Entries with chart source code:
※
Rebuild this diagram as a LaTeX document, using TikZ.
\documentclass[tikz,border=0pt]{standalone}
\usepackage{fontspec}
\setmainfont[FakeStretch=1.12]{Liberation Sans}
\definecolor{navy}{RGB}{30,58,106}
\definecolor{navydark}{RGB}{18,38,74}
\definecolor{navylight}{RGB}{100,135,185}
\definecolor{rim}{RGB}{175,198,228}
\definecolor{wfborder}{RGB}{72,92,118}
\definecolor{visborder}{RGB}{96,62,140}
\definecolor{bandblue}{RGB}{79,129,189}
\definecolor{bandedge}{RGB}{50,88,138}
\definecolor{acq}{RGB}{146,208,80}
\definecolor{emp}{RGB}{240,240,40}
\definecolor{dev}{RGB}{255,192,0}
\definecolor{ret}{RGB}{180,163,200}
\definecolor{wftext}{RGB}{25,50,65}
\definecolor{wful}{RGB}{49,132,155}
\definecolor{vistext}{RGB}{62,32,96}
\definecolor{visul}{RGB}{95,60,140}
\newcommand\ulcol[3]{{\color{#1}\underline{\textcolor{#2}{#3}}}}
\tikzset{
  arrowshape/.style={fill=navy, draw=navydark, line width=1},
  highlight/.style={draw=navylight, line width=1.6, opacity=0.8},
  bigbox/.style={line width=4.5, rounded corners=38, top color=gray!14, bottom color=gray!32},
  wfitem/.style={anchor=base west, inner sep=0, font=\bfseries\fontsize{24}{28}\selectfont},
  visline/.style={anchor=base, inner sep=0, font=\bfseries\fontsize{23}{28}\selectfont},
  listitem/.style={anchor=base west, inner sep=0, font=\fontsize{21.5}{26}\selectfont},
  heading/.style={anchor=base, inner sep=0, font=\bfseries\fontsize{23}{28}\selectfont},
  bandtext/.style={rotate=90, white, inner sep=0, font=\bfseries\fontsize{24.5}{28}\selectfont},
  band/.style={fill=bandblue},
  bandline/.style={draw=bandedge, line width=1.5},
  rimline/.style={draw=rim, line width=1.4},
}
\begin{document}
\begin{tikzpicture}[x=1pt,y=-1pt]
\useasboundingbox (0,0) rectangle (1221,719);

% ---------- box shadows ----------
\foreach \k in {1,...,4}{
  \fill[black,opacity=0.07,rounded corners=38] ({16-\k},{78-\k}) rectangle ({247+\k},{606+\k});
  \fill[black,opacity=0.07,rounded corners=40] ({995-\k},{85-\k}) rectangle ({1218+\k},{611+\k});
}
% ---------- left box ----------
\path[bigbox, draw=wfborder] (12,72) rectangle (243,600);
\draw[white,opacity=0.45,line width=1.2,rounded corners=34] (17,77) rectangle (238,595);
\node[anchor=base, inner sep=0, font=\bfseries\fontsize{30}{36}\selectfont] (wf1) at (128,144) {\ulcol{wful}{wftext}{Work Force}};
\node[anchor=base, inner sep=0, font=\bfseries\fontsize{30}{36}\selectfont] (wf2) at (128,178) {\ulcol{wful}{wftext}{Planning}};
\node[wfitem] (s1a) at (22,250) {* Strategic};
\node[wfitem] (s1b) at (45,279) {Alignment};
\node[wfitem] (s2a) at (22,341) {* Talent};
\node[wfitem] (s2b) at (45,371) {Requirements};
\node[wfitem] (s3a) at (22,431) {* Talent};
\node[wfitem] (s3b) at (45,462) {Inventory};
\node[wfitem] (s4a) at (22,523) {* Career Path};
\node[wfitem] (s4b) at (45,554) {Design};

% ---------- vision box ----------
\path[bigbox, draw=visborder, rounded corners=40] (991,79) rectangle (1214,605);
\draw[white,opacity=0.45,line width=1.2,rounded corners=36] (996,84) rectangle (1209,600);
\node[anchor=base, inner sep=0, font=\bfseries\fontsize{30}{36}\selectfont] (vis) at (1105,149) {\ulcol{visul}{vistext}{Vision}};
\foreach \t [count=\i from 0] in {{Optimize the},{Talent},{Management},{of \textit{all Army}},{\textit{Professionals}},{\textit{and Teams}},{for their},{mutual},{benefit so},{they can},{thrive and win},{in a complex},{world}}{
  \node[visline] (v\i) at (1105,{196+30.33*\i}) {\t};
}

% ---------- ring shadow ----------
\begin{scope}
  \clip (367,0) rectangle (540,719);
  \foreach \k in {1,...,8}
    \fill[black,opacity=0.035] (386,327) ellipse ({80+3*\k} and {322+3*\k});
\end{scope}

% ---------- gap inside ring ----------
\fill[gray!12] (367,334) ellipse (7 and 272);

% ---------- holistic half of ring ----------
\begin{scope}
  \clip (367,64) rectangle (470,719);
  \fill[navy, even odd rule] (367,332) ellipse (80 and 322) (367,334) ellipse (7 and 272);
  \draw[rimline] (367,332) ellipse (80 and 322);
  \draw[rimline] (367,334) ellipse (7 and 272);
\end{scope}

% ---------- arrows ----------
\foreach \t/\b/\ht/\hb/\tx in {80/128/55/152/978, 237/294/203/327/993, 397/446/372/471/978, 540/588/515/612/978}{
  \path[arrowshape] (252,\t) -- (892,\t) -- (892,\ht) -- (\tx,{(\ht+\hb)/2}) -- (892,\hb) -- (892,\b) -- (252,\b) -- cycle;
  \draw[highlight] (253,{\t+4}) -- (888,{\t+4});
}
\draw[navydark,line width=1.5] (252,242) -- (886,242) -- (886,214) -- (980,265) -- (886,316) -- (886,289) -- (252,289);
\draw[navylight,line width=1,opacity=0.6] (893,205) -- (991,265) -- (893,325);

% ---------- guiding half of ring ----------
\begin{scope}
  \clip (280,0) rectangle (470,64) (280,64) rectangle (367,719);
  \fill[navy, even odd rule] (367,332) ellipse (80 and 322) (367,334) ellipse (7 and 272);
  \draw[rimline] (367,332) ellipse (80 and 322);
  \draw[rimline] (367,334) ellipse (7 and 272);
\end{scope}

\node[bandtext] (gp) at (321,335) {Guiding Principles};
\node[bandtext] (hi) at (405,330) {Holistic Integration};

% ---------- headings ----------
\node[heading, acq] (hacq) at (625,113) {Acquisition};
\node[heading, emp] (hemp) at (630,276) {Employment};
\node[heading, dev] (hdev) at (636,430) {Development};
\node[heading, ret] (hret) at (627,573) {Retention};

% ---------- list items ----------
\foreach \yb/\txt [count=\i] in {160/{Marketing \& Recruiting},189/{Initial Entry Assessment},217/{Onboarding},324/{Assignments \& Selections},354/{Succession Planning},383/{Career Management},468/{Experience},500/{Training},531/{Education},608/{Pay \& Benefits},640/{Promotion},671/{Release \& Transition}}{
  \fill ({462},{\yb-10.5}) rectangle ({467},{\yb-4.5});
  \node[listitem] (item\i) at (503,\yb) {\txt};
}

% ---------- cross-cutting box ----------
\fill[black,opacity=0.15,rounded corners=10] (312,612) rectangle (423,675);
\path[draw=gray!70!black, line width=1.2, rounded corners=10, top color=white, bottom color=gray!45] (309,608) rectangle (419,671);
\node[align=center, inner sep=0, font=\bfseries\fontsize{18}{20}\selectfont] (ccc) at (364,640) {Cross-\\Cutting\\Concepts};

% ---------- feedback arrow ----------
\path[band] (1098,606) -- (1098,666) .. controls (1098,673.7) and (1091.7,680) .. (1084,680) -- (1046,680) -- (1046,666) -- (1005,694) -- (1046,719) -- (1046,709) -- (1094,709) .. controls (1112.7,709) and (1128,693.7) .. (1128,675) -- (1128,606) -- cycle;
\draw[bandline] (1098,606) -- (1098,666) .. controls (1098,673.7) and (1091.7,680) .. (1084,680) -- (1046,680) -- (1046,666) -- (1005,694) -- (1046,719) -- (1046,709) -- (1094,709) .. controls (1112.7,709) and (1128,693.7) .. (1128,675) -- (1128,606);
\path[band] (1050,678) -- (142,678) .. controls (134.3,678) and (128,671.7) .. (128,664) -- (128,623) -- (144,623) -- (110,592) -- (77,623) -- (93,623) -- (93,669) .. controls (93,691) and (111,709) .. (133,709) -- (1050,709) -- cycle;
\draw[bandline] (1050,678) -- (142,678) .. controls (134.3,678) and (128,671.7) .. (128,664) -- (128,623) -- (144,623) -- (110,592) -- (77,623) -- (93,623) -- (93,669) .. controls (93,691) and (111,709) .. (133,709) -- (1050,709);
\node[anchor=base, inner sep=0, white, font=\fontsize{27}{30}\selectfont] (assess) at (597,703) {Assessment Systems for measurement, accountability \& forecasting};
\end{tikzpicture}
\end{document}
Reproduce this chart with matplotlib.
※
▶ _REQUIRED WORK_
Lines from the top of the entries through the line with "(0,0) rectangle (1221,719);" are to be transcribed exactly, and nothing more.

▶ _RESULT BELOW_
Rebuild this diagram as a LaTeX document, using TikZ.
\documentclass[tikz,border=0pt]{standalone}
\usepackage{fontspec}
\setmainfont[FakeStretch=1.12]{Liberation Sans}
\definecolor{navy}{RGB}{30,58,106}
\definecolor{navydark}{RGB}{18,38,74}
\definecolor{navylight}{RGB}{100,135,185}
\definecolor{rim}{RGB}{175,198,228}
\definecolor{wfborder}{RGB}{72,92,118}
\definecolor{visborder}{RGB}{96,62,140}
\definecolor{bandblue}{RGB}{79,129,189}
\definecolor{bandedge}{RGB}{50,88,138}
\definecolor{acq}{RGB}{146,208,80}
\definecolor{emp}{RGB}{240,240,40}
\definecolor{dev}{RGB}{255,192,0}
\definecolor{ret}{RGB}{180,163,200}
\definecolor{wftext}{RGB}{25,50,65}
\definecolor{wful}{RGB}{49,132,155}
\definecolor{vistext}{RGB}{62,32,96}
\definecolor{visul}{RGB}{95,60,140}
\newcommand\ulcol[3]{{\color{#1}\underline{\textcolor{#2}{#3}}}}
\tikzset{
  arrowshape/.style={fill=navy, draw=navydark, line width=1},
  highlight/.style={draw=navylight, line width=1.6, opacity=0.8},
  bigbox/.style={line width=4.5, rounded corners=38, top color=gray!14, bottom color=gray!32},
  wfitem/.style={anchor=base west, inner sep=0, font=\bfseries\fontsize{24}{28}\selectfont},
  visline/.style={anchor=base, inner sep=0, font=\bfseries\fontsize{23}{28}\selectfont},
  listitem/.style={anchor=base west, inner sep=0, font=\fontsize{21.5}{26}\selectfont},
  heading/.style={anchor=base, inner sep=0, font=\bfseries\fontsize{23}{28}\selectfont},
  bandtext/.style={rotate=90, white, inner sep=0, font=\bfseries\fontsize{24.5}{28}\selectfont},
  band/.style={fill=bandblue},
  bandline/.style={draw=bandedge, line width=1.5},
  rimline/.style={draw=rim, line width=1.4},
}
\begin{document}
\begin{tikzpicture}[x=1pt,y=-1pt]
\useasboundingbox (0,0) rectangle (1221,719);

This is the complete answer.